Data lines »

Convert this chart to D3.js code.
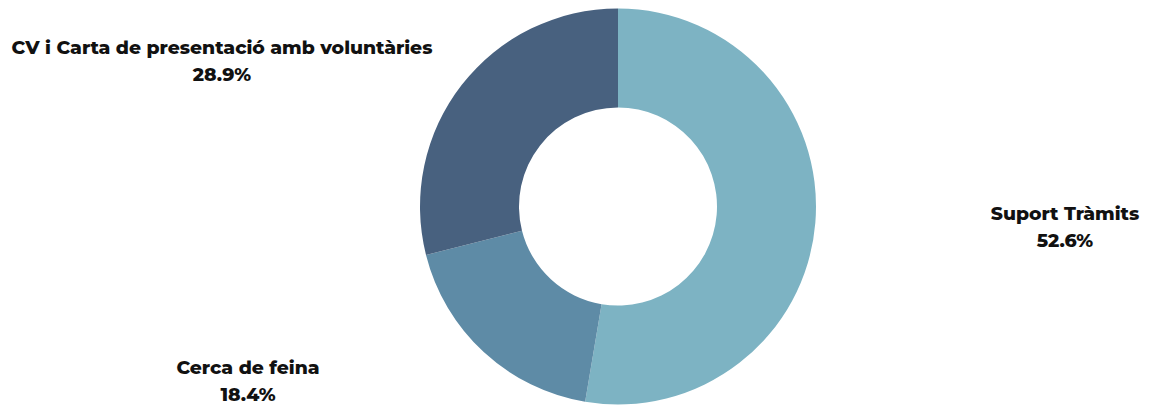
<!DOCTYPE html>
<html><head><meta charset="utf-8">
<script src="https://cdn.jsdelivr.net/npm/d3@7/dist/d3.min.js"></script>
<style>body{margin:0;background:#fff}svg{display:block}</style>
</head><body>
<svg id="c" width="1157" height="407"></svg>
<script>
const categories = ["Suport Tràmits", "Cerca de feina", "CV i Carta de presentació amb voluntàries"];
const values = [52.6, 18.4, 28.9];
const colors = ["#7DB3C3", "#5E8BA6", "#48617F"];
// label anchor offsets from center (layout)
const labelOffsets = [[447, 13], [-370, 167], [-396, -153]];

const W = 1157, H = 407, cx = 618, cy = 206.5, R = 198, r = 99;
const svg = d3.select("#c");
const g = svg.append("g").attr("transform", `translate(${cx},${cy})`);
const pie = d3.pie().sort(null).value(d => d)(values);
const arc = d3.arc().innerRadius(r).outerRadius(R);
g.selectAll("path").data(pie).join("path")
  .attr("d", arc).attr("fill", (d, i) => colors[i]);
const lab = g.selectAll("text").data(pie).join("text")
  .attr("text-anchor", "middle")
  .attr("font-family", "Montserrat, 'DejaVu Sans', sans-serif")
  .attr("font-weight", 800).attr("font-size", 18.8).attr("fill", "#111")
  .attr("transform", (d, i) => `translate(${labelOffsets[i][0]},${labelOffsets[i][1]})`);
lab.append("tspan").attr("x", 0).attr("dy", 0).text((d, i) => categories[i]);
lab.append("tspan").attr("x", 0).attr("dy", 27).text(d => d.data.toFixed(1) + "%");
</script>
</body></html>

Directive » Output each line exactly; omit every picture.

Problem solution »
Convert this chart to D3.js code.
<!DOCTYPE html>
<html><head><meta charset="utf-8">
<script src="https://cdn.jsdelivr.net/npm/d3@7/dist/d3.min.js"></script>
<style>body{margin:0;background:#fff}svg{display:block}</style>
</head><body>
<svg id="c" width="1157" height="407"></svg>
<script>
const categories = ["Suport Tràmits", "Cerca de feina", "CV i Carta de presentació amb voluntàries"];
const values = [52.6, 18.4, 28.9];
const colors = ["#7DB3C3", "#5E8BA6", "#48617F"];
// label anchor offsets from center (layout)
const labelOffsets = [[447, 13], [-370, 167], [-396, -153]];

const W = 1157, H = 407, cx = 618, cy = 206.5, R = 198, r = 99;
const svg = d3.select("#c");
const g = svg.append("g").attr("transform", `translate(${cx},${cy})`);
const pie = d3.pie().sort(null).value(d => d)(values);
const arc = d3.arc().innerRadius(r).outerRadius(R);
g.selectAll("path").data(pie).join("path")
  .attr("d", arc).attr("fill", (d, i) => colors[i]);
const lab = g.selectAll("text").data(pie).join("text")
  .attr("text-anchor", "middle")
  .attr("font-family", "Montserrat, 'DejaVu Sans', sans-serif")
  .attr("font-weight", 800).attr("font-size", 18.8).attr("fill", "#111")
  .attr("transform", (d, i) => `translate(${labelOffsets[i][0]},${labelOffsets[i][1]})`);
lab.append("tspan").attr("x", 0).attr("dy", 0).text((d, i) => categories[i]);
lab.append("tspan").attr("x", 0).attr("dy", 27).text(d => d.data.toFixed(1) + "%");
</script>
</body></html>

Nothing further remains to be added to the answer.